Germany expects a record year for completions, greater interest from international investors and positive market sentiment, with a transaction volume of approximately €235m in 2018.

The latest Catella Market Tracker, “The market for serviced apartments in Germany and Europe”, presents the following structural observations:
– The European pipeline is 10,500 units, with 3,500 in Germany alone. Germany ranks second in the expansion plans of national and international investors, with a clear gap to the next ranked countries Switzerland and Ireland.
– The yield corridor in the past 12 months was between 4.6% and 5.2%.

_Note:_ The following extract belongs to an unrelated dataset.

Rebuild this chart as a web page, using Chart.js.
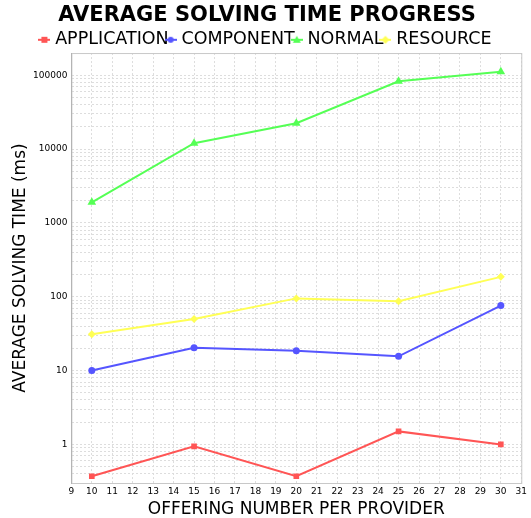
<!DOCTYPE html>
<html>
<head>
<meta charset="utf-8">
<script src="https://cdn.jsdelivr.net/npm/chart.js@4.4.1/dist/chart.umd.min.js"></script>
<style>
  html, body { margin: 0; padding: 0; background: #ffffff; }
  #wrap { width: 531px; height: 518px; }
</style>
</head>
<body>
<div id="wrap"><canvas id="solvingChart"></canvas></div>
<script>
// Offering number per provider (x axis)
const offerings = [10, 15, 20, 25, 30];

// Average solving time in ms
const application = [0.37, 0.94, 0.37, 1.5, 1.0];
const component = [10, 20.4, 18.6, 15.6, 76];
const normal = [1900, 12000, 22400, 83000, 112000];
const resource = [31, 50, 95, 87, 186];

// Tick labels shown on the log axis
const yLabels = [1, 10, 100, 1000, 10000, 100000];

const fontFamily = 'DejaVu Sans, sans-serif';
const gridColor = '#dddddd';

// Small picture for the legend: a short line with the marker on it
function legendIcon(color, style) {
    const c = document.createElement('canvas');
    c.width = 12;
    c.height = 10;
    const g = c.getContext('2d');
    g.strokeStyle = color;
    g.fillStyle = color;
    g.lineWidth = 2;
    g.beginPath();
    g.moveTo(0, 5);
    g.lineTo(12, 5);
    g.stroke();
    g.beginPath();
    if (style === 'rect') {
        g.rect(3, 2, 6, 6);
    } else if (style === 'circle') {
        g.arc(6, 5, 3, 0, Math.PI * 2);
    } else if (style === 'triangle') {
        g.moveTo(6, 1); g.lineTo(10, 8); g.lineTo(2, 8); g.closePath();
    } else {
        g.moveTo(6, 1); g.lineTo(10, 5); g.lineTo(6, 9); g.lineTo(2, 5); g.closePath();
    }
    g.fill();
    return c;
}

function serie(label, values, color, style) {
    return {
        label: label,
        data: offerings.map((x, i) => ({ x: x, y: values[i] })),
        borderColor: color,
        backgroundColor: color,
        borderWidth: 2,
        pointStyle: style,
        pointRadius: style === 'triangle' ? 5 : (style === 'circle' ? 3.5 : 4),
        pointBorderWidth: 0,
        tension: 0,
        legendStyle: legendIcon(color, style),
    };
}

// Draws the grey frame round the plot area
const framePlugin = {
    id: 'frame',
    afterInit(chart) {
        // the legend keeps 10px free under itself; take part of it back
        const legend = chart.legend;
        const fit = legend.fit;
        legend.fit = function () {
            fit.call(this);
            this.height -= 5.5;
        };
    },
    afterDraw(chart) {
        const a = chart.chartArea;
        const c = chart.ctx;
        c.save();
        c.strokeStyle = '#c8c8c8';
        c.lineWidth = 1;
        c.strokeRect(a.left + 0.5, a.top + 0.5, a.right - a.left, a.bottom - a.top);
        c.restore();
    },
};

const ctx = document.getElementById('solvingChart').getContext('2d');

new Chart(ctx, {
    type: 'line',
    data: {
        datasets: [
            serie('APPLICATION', application, '#ff5555', 'rect'),
            serie('COMPONENT', component, '#5555ff', 'circle'),
            serie('NORMAL', normal, '#55ff55', 'triangle'),
            serie('RESOURCE', resource, '#ffff55', 'rectRot'),
        ],
    },
    options: {
        responsive: true,
        maintainAspectRatio: false,
        animation: false,
        layout: { padding: { left: 12, right: 9, top: 0, bottom: 0 } },
        plugins: {
            title: {
                display: true,
                text: 'AVERAGE SOLVING TIME PROGRESS',
                color: '#000000',
                font: { size: 21, weight: 'bold', family: fontFamily, lineHeight: 1.05 },
                padding: { top: 5, bottom: 4 },
            },
            legend: {
                display: true,
                position: 'top',
                labels: {
                    color: '#000000',
                    usePointStyle: true,
                    boxWidth: 4,
                    boxHeight: 10,
                    padding: 0,
                    font: { size: 17.5, family: fontFamily },
                    generateLabels(chart) {
                        return chart.data.datasets.map((ds, i) => ({
                            text: ds.label,
                            fontColor: '#000000',
                            pointStyle: ds.legendStyle,
                            fillStyle: ds.borderColor,
                            strokeStyle: ds.borderColor,
                            lineWidth: 0,
                            hidden: false,
                            datasetIndex: i,
                        }));
                    },
                },
            },
            tooltip: { enabled: false },
        },
        scales: {
            x: {
                type: 'linear',
                min: 9,
                max: 31,
                ticks: {
                    stepSize: 1,
                    color: '#000000',
                    font: { size: 9, family: fontFamily, lineHeight: 1 },
                    padding: 4,
                },
                grid: { color: gridColor, drawTicks: false },
                border: { color: '#909090', dash: [2, 2] },
                title: {
                    display: true,
                    text: 'OFFERING NUMBER PER PROVIDER',
                    color: '#000000',
                    font: { size: 17, family: fontFamily, lineHeight: 1.0 },
                    padding: { top: 1, bottom: 0 },
                },
            },
            y: {
                type: 'logarithmic',
                min: 0.33,
                max: 200000,
                afterBuildTicks(axis) {
                    // one tick for every 1..9 step of each decade, labelled on powers of ten
                    const ticks = [];
                    for (let e = -1; e <= 5; e++) {
                        for (let m = 1; m <= 9; m++) {
                            const v = Number((m * Math.pow(10, e)).toPrecision(3));
                            if (v > axis.min && v < axis.max) ticks.push({ value: v });
                        }
                    }
                    axis.ticks = ticks;
                },
                ticks: {
                    autoSkip: false,
                    color: '#000000',
                    font: { size: 9, family: fontFamily },
                    padding: 4,
                    callback: (v) => (yLabels.includes(v) ? String(v) : ''),
                },
                grid: { color: gridColor, drawTicks: false },
                border: { color: '#909090', dash: [2, 2] },
                title: {
                    display: true,
                    text: 'AVERAGE SOLVING TIME (ms)',
                    color: '#000000',
                    font: { size: 17, family: fontFamily, lineHeight: 1.0 },
                    padding: { top: 0, bottom: 0 },
                },
            },
        },
    },
    plugins: [framePlugin],
});
</script>
</body>
</html>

– The majority of serviced apartments are in urban environments (central locations close to transport hubs, trade fairs, commercial centres, event centres, etc.) and are primarily visited by long-term users.
– Important locations are currently Munich, Berlin, Frankfurt, Hamburg and Düsseldorf. Catella has identified Cologne, Stuttgart, Hanover, Leipzig and Nuremberg as cities with large future potential.
– Catella Research forecasts the transaction volume in Germany by the end of 2018 at approximately EUR 235 million, and in Europe at €525-575m.

Thomas Beyerle, Head of Group Research at Catella said: “The share of serviced apartments in the hotel market will rise to 10% by 2030. Co-working, project structures and an increasing number of business travellers are push factors for this development.”